I had always lived the life that I felt was drawn for me. I dated boys, went to prom with boys, hooked up with boys and lost my virginity to a boy. This was so ingrained in my head that when I found myself feeling something for a woman, I couldn't imagine it possible. In fact, it was impossible.

So like many homos who start coming to terms with it... "no I'm not gay, I just found the right person. I fell in love with the person." I think that was a kind of coping mechanism. It was a way for me to adjust and help myself realize that maybe I wasn't going to be the norm. I continued this relationship for about 3 years and thought this was my end all be all. This was the person I was meant to spend the rest of my life with. I had given myself to her in a way that no one else could understand. I had come out to my family and friends with her, and I had traveled that vulnerable road of either being accepted or not as a homorsexual person. There was no possible way that anyone else could love me or understand me in the way that she had. I not only had first fallen in love, but it was a life altering kind of situation. It was stepping out of the norm with someone for the first time, and truly fearing rejection from the people you know and love and others who were just complete strangers.

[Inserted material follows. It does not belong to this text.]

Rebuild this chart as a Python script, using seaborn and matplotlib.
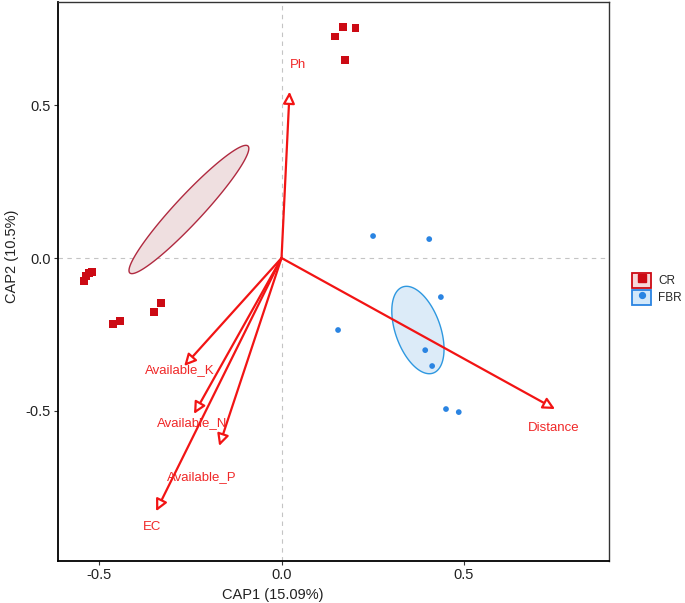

However, some good things actually have to come to an end. I was heart broken. I had grieved that love for so long, and it took years for me to come to terms with it. Better to have loved and lost. No. Absolutely not. It was years of an emotional roller coaster, but what was really an issue was the fact that I not only had to mentally get over the fact that I had been heart broken, but I had to challenge myself to come to terms with my sexuality. I had realized that I had used my relationship with her as a crutch. Which isn't to say that I had loved her any less, but I needed to be on my own and identify as a gay person without her. Because with her, I was a girl who had fallen in love with a girl. There was no other need to identify as gay, because I didn't need to look for anyone else.

For so long I had told myself, and my family that I had fallen in love with this particular woman, and that the gender was not the issue. I had made it clear that I wasn't gay, it was just that I had found a soul mate in a person that happened to be the same gender as my own. So the end of my relationship meant that I had to be true to myself. I knew that I wanted to be with a woman and I think that the people that I had told that I wasn't really 'gay' didn't really care. I was dating a woman, and that's what mattered. Essentially I was a gay woman in their eyes, but not in my own.

The breakup was the best thing that ever happened to me. I eventually healed and found that I was ok with being alone. The biggest hurdle was the fact that I could be single and have the strength to call myself 'gay'. I wasn't a straight girl that happened to fall in love with another girl, I was a lesbian.

With everything that is going on around us, and the injustice that is happening all around us, I think the strongest way we can fight against it is being true to ourselves. When we lie to ourselves about who we are, how are we supposed to expect the people around us to accept us?

I fell in love for the first time when I was 18, and it taught me more about myself than I could ever imagine. Anyone who falls in love will feel vulnerable; because that is in essence what love is all about. But even when I was told from the beginning of my life to be true to myself, I had never really understood what that meant. I assumed it meant that I should do what I feel is right, but I never thought doing what was right would be the hardest thing I would ever do. Falling in love for the first time gave me the strength to accept myself in a way that would never have been possible without her, or without the complete cycle of love transforming into complete heartbreak. I am eternally grateful for that.